Joy Coffee Shop

One of the many things I love about Japan is the old school coffee shops dotted around most neighbourhoods.

We found one to sit in on the day we had to do a laundry wash around the corner from the laundromat next to the public bath in Asakusa, named after one of my sisters, Joy.


Much like my sister, Joy seems to have been around since the 1980s and, like most places in Japan, is filled with smoke. The decor hasn't changed much and little old Japanese men and women come to meet, eat, drink classic Americana style coffee made from atomic percolators and chain smoke. The waitresses, as faded as the decor serve up old favourites like egg salad sandwiches and ham and cheese toasties that seem to evoke childhood memories for anyone who happened to be living in any country that was in any way linked to that first wave of American imperial food expansion and thus has a secret penchant for soft white bread and eggy mayo (myself included).

There is nothing special about Joy coffee shop, it is one amongst many but it's strangely comforting nonethless. The egg and ham toasties are toasted to the kind of perfection only otherwise achieved by the plastic toastie imitators in the front cabinet, the coffee is satisfyingly weak and the coffee room is so thick with smoke, it seems more of a health hazard not to smoke than to abstain.

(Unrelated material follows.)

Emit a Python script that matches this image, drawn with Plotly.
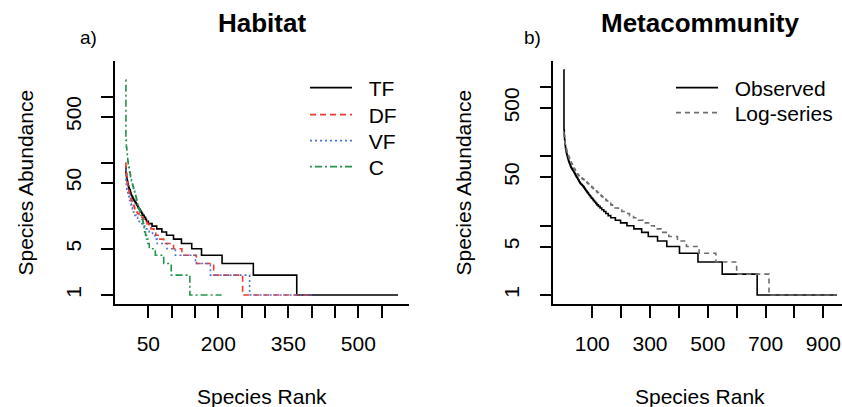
import numpy as np
import plotly.graph_objects as go

# ---------------- Data ----------------
# Rank-abundance curves stored as run-lengths: abundance level, number of species at that level
tf_levels = [87, 70, 62, 56, 52, 48, 45, 42, 40, 39, 37, 35, 33, 32, 31, 30, 29, 28, 27, 26, 25, 24,
             23, 22, 21, 20, 19, 18, 17, 16, 15, 14, 13, 12, 11, 10, 9, 8, 7, 6, 5, 4, 3, 2, 1]
tf_counts = [1, 1, 1, 1, 1, 1, 1, 1, 1, 1, 1, 1, 1, 1, 1, 1, 1, 1, 2, 1, 2, 1,
             2, 1, 2, 2, 2, 2, 2, 3, 3, 2, 4, 8, 10, 11, 10, 15, 17, 22, 21, 44, 67, 93, 218]

df_levels = [100, 80, 68, 58, 50, 45, 41, 38, 35, 33, 31, 29, 28, 27, 26, 25, 24, 23, 22, 21,
             20, 19, 18, 17, 16, 15, 14, 13, 12, 11, 10, 9, 8, 7, 6, 5, 4, 3, 2, 1]
df_counts = [1, 1, 1, 1, 1, 1, 1, 1, 1, 1, 1, 1, 1, 1, 1, 1, 1, 1, 1, 1,
             2, 2, 2, 3, 4, 5, 4, 4, 4, 5, 6, 4, 5, 12, 21, 18, 31, 37, 62, 147]

vf_levels = [80, 55, 45, 40, 37, 35, 33, 31, 29, 27, 25, 24, 23, 22, 21, 20, 19, 18, 17,
             16, 15, 14, 13, 12, 11, 10, 9, 8, 7, 6, 5, 4, 3, 2, 1]
vf_counts = [1, 1, 1, 1, 1, 1, 1, 1, 1, 1, 1, 1, 1, 1, 1, 1, 1, 1, 2,
             3, 3, 3, 4, 5, 6, 7, 7, 5, 5, 21, 18, 43, 32, 84, 141]

c_levels = [1780, 220, 170, 140, 120, 105, 95, 86, 78, 72, 66, 61, 57, 53, 50, 47, 44, 41, 39, 37,
            35, 33, 31, 29, 27, 25, 23, 22, 21, 20, 19, 18, 17, 16, 15, 14, 13, 12, 11, 10,
            9, 8, 7, 6, 5, 4, 3, 2, 1]
c_counts = [1, 1, 1, 1, 1, 1, 1, 1, 1, 1, 1, 1, 1, 1, 1, 1, 1, 1, 1, 1,
            1, 1, 1, 1, 1, 1, 1, 1, 1, 1, 1, 1, 1, 1, 1, 2, 1, 1, 1, 1,
            2, 2, 3, 3, 13, 18, 16, 40, 69]

obs_levels = [1780, 240, 200, 175, 160, 145, 135, 127, 120, 114,
              110, 106, 102, 98, 95, 92, 89, 86, 84, 82, 80, 78, 76, 74, 72, 70, 69, 68, 67, 66,
              65, 64, 63, 62, 61, 60, 59, 58, 57, 56, 55, 54, 53, 52, 51, 50, 49, 48, 47, 46,
              45, 44, 43, 42, 41, 40, 39, 38, 37, 36, 35, 34, 33, 32, 31, 30, 29, 28, 27, 26,
              25, 24, 23, 22, 21, 20, 19, 18, 17, 16, 15, 14, 13, 12, 11, 10, 9, 8, 7, 6,
              5, 4, 3, 2, 1]
obs_counts = [1, 1, 1, 1, 1, 1, 1, 1, 1, 1,
              1, 1, 1, 1, 1, 1, 1, 1, 1, 1, 1, 1, 1, 1, 1, 1, 1, 1, 1, 1,
              1, 1, 1, 1, 1, 1, 1, 1, 1, 1, 1, 1, 1, 1, 1, 2, 1, 1, 1, 2,
              1, 1, 2, 1, 2, 3, 2, 3, 2, 2, 2, 2, 2, 3, 2, 3, 2, 3, 3, 3,
              4, 3, 4, 4, 4, 5, 6, 6, 7, 7, 8, 9, 16, 18, 22, 24, 27, 23, 32, 32,
              44, 64, 84, 121, 277]

ls_levels = [220, 195, 180, 168, 158, 150, 143, 137, 132, 128, 124,
             120, 116, 112, 109, 106, 103, 100, 97, 95, 93, 91, 89, 87, 85, 83, 81, 79, 78, 77, 75,
             74, 73, 71, 70, 68, 67, 66, 65, 64, 63, 62, 61, 60, 59, 57,
             56, 55, 54, 53, 52, 51, 50, 49, 48, 47, 46, 45, 44, 43, 42, 41, 40,
             39, 38, 37, 36, 35, 34, 33, 32, 31, 30, 29, 28, 27, 26, 25, 24, 23, 22, 21, 20,
             19, 18, 17, 16, 15, 14, 13, 12, 11, 10, 9, 8, 7, 6, 5, 4, 3, 2, 1]
ls_counts = [1, 1, 1, 1, 1, 1, 1, 1, 1, 1, 1,
             1, 1, 1, 1, 1, 1, 1, 1, 1, 1, 1, 1, 1, 1, 1, 1, 1, 1, 1, 1,
             1, 1, 1, 1, 1, 1, 1, 1, 1, 1, 1, 1, 1, 1, 1,
             2, 2, 2, 2, 2, 2, 3, 2, 3, 3, 2, 3, 3, 3, 3, 2, 3,
             3, 3, 3, 3, 3, 3, 4, 4, 3, 4, 4, 4, 4, 4, 5, 5, 5, 5, 6, 6,
             9, 11, 12, 13, 14, 14, 16, 17, 19, 20, 23, 27, 30, 31, 44, 58, 72, 112, 232]

# Axis ticks
hab_xticks = [50, 100, 150, 200, 250, 300, 350, 400, 450, 500, 550]
hab_xlabels = ["50", "", "", "200", "", "", "350", "", "", "500", ""]
meta_xticks = [100, 200, 300, 400, 500, 600, 700, 800, 900]
meta_xlabels = ["100", "", "300", "", "500", "", "700", "", "900"]
y_ticks = [1, 5, 10, 50, 100, 500, 1000]
y_labels = ["1", "5", "", "50", "", "500", ""]


def expand(levels, counts):
    ab = np.repeat(np.array(levels, dtype=float), counts)
    rank = np.arange(1, len(ab) + 1)
    return rank, ab


W, H = 842, 407
FONT = "Liberation Sans, Arial, sans-serif"
GAP = "\u00a0\u00a0"

fig = go.Figure()

# name, levels, counts, colour, dash, legend id, legend row centre (px from top)
hab_series = [
    ("TF", tf_levels, tf_counts, "black", "solid", "legend", 88),
    ("DF", df_levels, df_counts, "#EE3B2E", "6px,4px", "legend2", 115),
    ("VF", vf_levels, vf_counts, "#4A72D8", "2px,3px", "legend3", 141),
    ("C", c_levels, c_counts, "#24944C", "2px,3px,7px,3px", "legend4", 167),
]
meta_series = [
    ("Observed", obs_levels, obs_counts, "black", "solid", "legend5", 88),
    ("Log-series", ls_levels, ls_counts, "#6E6E6E", "5px,4px", "legend6", 113),
]

legend_layout = {}
for name, lv, ct, col, dash, lg, yc in hab_series:
    r, a = expand(lv, ct)
    fig.add_trace(go.Scatter(x=r, y=a, mode="lines", name=GAP + name, line_shape="hv",
                             line=dict(color=col, width=1.6, dash=dash),
                             xaxis="x", yaxis="y", legend=lg))
    legend_layout[lg] = dict(x=305 / W, y=1 - yc / H, xanchor="left", yanchor="middle",
                             bgcolor="rgba(0,0,0,0)", borderwidth=0, itemwidth=42,
                             font=dict(size=21, family=FONT, color="black"))
for name, lv, ct, col, dash, lg, yc in meta_series:
    r, a = expand(lv, ct)
    fig.add_trace(go.Scatter(x=r, y=a, mode="lines", name=GAP + name, line_shape="hv",
                             line=dict(color=col, width=1.6, dash=dash),
                             xaxis="x2", yaxis="y2", legend=lg))
    legend_layout[lg] = dict(x=671 / W, y=1 - yc / H, xanchor="left", yanchor="middle",
                             bgcolor="rgba(0,0,0,0)", borderwidth=0, itemwidth=42,
                             font=dict(size=21, family=FONT, color="black"))

ydom = [(H - 304) / H, (H - 61) / H]
axis_common = dict(showline=True, linecolor="black", linewidth=1.5, ticks="outside",
                   ticklen=12, tickwidth=1.5, tickcolor="black", showgrid=False,
                   zeroline=False, tickfont=dict(size=21, family=FONT, color="black"))

fig.update_layout(
    width=W, height=H, margin=dict(l=0, r=0, t=0, b=0),
    paper_bgcolor="white", plot_bgcolor="white",
    font=dict(family=FONT, color="black"),
    xaxis=dict(domain=[115 / W, 409 / W], range=[-21.4, 608.5], anchor="y",
               tickvals=hab_xticks, ticktext=hab_xlabels, ticklabelstandoff=8, **axis_common),
    yaxis=dict(domain=ydom, type="log", range=[-0.136, 3.54], anchor="x",
               tickvals=y_ticks, ticktext=y_labels, tickangle=-90, ticklabelstandoff=12, **axis_common),
    xaxis2=dict(domain=[553.3 / W, 1.0], range=[-35, 964.8], anchor="y2",
                tickvals=meta_xticks, ticktext=meta_xlabels, ticklabelstandoff=8, **axis_common),
    yaxis2=dict(domain=ydom, type="log", range=[-0.13, 3.377], anchor="x2",
                tickvals=y_ticks, ticktext=y_labels, tickangle=-90, ticklabelstandoff=12, **axis_common),
    showlegend=True,
    **legend_layout,
)

annots = [
    dict(text="<b>Habitat</b>", x=262, y=23, size=26),
    dict(text="<b>Metacommunity</b>", x=700, y=23, size=26),
    dict(text="a)", x=88, y=37, size=19),
    dict(text="b)", x=532, y=37, size=19),
    dict(text="Species Rank", x=262, y=396, size=21),
    dict(text="Species Rank", x=700, y=396, size=21),
]
for a in annots:
    fig.add_annotation(text=a["text"], x=a["x"] / W, y=1 - a["y"] / H, xref="paper", yref="paper",
                       showarrow=False, xanchor="center", yanchor="middle",
                       font=dict(size=a["size"], family=FONT, color="black"))
for xc in (25, 463):
    fig.add_annotation(text="Species Abundance", x=xc / W, y=1 - 182.5 / H, xref="paper", yref="paper",
                       showarrow=False, xanchor="center", yanchor="middle", textangle=-90,
                       font=dict(size=21, family=FONT, color="black"))

fig.write_html("out.html", config={"displayModeBar": False},
               post_script="document.body.style.margin='0px';")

If you can't beat them join them. Hock bought a packet of what can only be described as cigarettes for non-smokers. They had practically no nicotine in them but they lit on fire and burned sufficiently enough for us to feel like part of the decor.


    that grilled sandwich looks good... the food at that kind of 20-year-old cafes in Japan have a similar appeal to a diner food in the U.S. in which they are so less concerned about being healthy, environmental, local etc. Just the old fashioned goodies.